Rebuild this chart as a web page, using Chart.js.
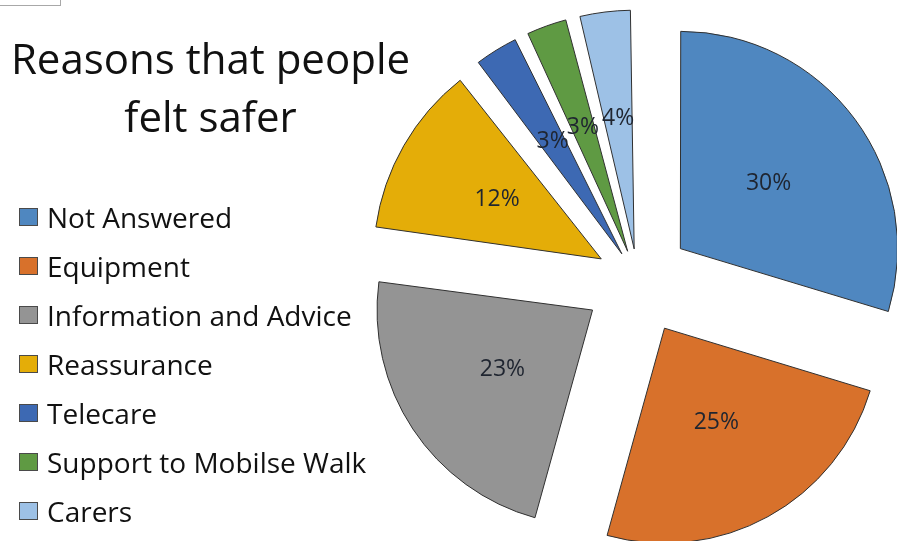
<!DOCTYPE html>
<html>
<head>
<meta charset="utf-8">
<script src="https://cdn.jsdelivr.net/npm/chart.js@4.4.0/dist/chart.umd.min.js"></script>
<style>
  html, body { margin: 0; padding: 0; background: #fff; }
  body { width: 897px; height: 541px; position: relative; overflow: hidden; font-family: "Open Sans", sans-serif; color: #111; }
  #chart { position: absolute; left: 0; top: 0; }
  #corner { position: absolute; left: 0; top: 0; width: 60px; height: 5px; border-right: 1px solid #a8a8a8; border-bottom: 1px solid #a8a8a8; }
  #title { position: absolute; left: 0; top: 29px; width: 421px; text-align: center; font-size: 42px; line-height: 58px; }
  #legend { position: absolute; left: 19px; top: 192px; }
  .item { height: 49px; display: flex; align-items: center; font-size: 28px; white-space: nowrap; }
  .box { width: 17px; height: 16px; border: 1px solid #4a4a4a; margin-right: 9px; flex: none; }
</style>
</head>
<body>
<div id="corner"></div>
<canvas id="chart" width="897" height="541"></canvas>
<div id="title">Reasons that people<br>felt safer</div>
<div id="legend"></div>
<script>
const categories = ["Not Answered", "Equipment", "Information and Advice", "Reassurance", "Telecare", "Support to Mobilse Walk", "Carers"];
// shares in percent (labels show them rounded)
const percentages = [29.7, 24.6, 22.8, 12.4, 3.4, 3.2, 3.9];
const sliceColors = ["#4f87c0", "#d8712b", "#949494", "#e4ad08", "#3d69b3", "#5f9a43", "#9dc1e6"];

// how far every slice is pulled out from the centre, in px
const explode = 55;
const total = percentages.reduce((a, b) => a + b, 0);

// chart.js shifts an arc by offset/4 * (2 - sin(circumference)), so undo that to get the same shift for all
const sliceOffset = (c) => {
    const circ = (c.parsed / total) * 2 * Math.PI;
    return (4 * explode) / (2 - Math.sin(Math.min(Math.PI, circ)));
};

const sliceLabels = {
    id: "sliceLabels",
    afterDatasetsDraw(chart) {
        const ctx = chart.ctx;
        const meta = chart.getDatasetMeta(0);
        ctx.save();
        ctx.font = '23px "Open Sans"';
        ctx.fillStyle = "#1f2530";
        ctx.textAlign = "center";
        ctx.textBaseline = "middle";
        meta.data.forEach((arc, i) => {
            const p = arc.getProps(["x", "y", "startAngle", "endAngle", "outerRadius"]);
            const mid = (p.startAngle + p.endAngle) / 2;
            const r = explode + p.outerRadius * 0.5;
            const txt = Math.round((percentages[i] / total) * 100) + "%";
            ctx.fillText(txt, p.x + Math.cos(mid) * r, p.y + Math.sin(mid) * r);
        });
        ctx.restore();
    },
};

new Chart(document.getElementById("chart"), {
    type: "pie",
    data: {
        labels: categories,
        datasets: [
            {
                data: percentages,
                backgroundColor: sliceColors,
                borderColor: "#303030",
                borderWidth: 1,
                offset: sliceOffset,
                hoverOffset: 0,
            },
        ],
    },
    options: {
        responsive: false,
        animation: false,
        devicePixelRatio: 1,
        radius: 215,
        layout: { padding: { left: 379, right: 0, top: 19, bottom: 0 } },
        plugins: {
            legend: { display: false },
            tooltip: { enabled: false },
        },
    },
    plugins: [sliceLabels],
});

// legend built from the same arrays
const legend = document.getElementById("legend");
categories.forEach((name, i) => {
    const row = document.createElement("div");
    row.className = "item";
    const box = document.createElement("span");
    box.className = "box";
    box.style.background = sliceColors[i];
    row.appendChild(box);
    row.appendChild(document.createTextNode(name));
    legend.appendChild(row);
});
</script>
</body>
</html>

■ ■ ■ ■ ■

Given exercise ::
Exclude the images, then output the data above word for word.

Answer to this task ::
Rebuild this chart as a web page, using Chart.js.
<!DOCTYPE html>
<html>
<head>
<meta charset="utf-8">
<script src="https://cdn.jsdelivr.net/npm/chart.js@4.4.0/dist/chart.umd.min.js"></script>
<style>
  html, body { margin: 0; padding: 0; background: #fff; }
  body { width: 897px; height: 541px; position: relative; overflow: hidden; font-family: "Open Sans", sans-serif; color: #111; }
  #chart { position: absolute; left: 0; top: 0; }
  #corner { position: absolute; left: 0; top: 0; width: 60px; height: 5px; border-right: 1px solid #a8a8a8; border-bottom: 1px solid #a8a8a8; }
  #title { position: absolute; left: 0; top: 29px; width: 421px; text-align: center; font-size: 42px; line-height: 58px; }
  #legend { position: absolute; left: 19px; top: 192px; }
  .item { height: 49px; display: flex; align-items: center; font-size: 28px; white-space: nowrap; }
  .box { width: 17px; height: 16px; border: 1px solid #4a4a4a; margin-right: 9px; flex: none; }
</style>
</head>
<body>
<div id="corner"></div>
<canvas id="chart" width="897" height="541"></canvas>
<div id="title">Reasons that people<br>felt safer</div>
<div id="legend"></div>
<script>
const categories = ["Not Answered", "Equipment", "Information and Advice", "Reassurance", "Telecare", "Support to Mobilse Walk", "Carers"];
// shares in percent (labels show them rounded)
const percentages = [29.7, 24.6, 22.8, 12.4, 3.4, 3.2, 3.9];
const sliceColors = ["#4f87c0", "#d8712b", "#949494", "#e4ad08", "#3d69b3", "#5f9a43", "#9dc1e6"];

// how far every slice is pulled out from the centre, in px
const explode = 55;
const total = percentages.reduce((a, b) => a + b, 0);

// chart.js shifts an arc by offset/4 * (2 - sin(circumference)), so undo that to get the same shift for all
const sliceOffset = (c) => {
    const circ = (c.parsed / total) * 2 * Math.PI;
    return (4 * explode) / (2 - Math.sin(Math.min(Math.PI, circ)));
};

const sliceLabels = {
    id: "sliceLabels",
    afterDatasetsDraw(chart) {
        const ctx = chart.ctx;
        const meta = chart.getDatasetMeta(0);
        ctx.save();
        ctx.font = '23px "Open Sans"';
        ctx.fillStyle = "#1f2530";
        ctx.textAlign = "center";
        ctx.textBaseline = "middle";
        meta.data.forEach((arc, i) => {
            const p = arc.getProps(["x", "y", "startAngle", "endAngle", "outerRadius"]);
            const mid = (p.startAngle + p.endAngle) / 2;
            const r = explode + p.outerRadius * 0.5;
            const txt = Math.round((percentages[i] / total) * 100) + "%";
            ctx.fillText(txt, p.x + Math.cos(mid) * r, p.y + Math.sin(mid) * r);
        });
        ctx.restore();
    },
};

new Chart(document.getElementById("chart"), {
    type: "pie",
    data: {
        labels: categories,
        datasets: [
            {
                data: percentages,
                backgroundColor: sliceColors,
                borderColor: "#303030",
                borderWidth: 1,
                offset: sliceOffset,
                hoverOffset: 0,
            },
        ],
    },
    options: {
        responsive: false,
        animation: false,
        devicePixelRatio: 1,
        radius: 215,
        layout: { padding: { left: 379, right: 0, top: 19, bottom: 0 } },
        plugins: {
            legend: { display: false },
            tooltip: { enabled: false },
        },
    },
    plugins: [sliceLabels],
});

// legend built from the same arrays
const legend = document.getElementById("legend");
categories.forEach((name, i) => {
    const row = document.createElement("div");
    row.className = "item";
    const box = document.createElement("span");
    box.className = "box";
    box.style.background = sliceColors[i];
    row.appendChild(box);
    row.appendChild(document.createTextNode(name));
    legend.appendChild(row);
});
</script>
</body>
</html>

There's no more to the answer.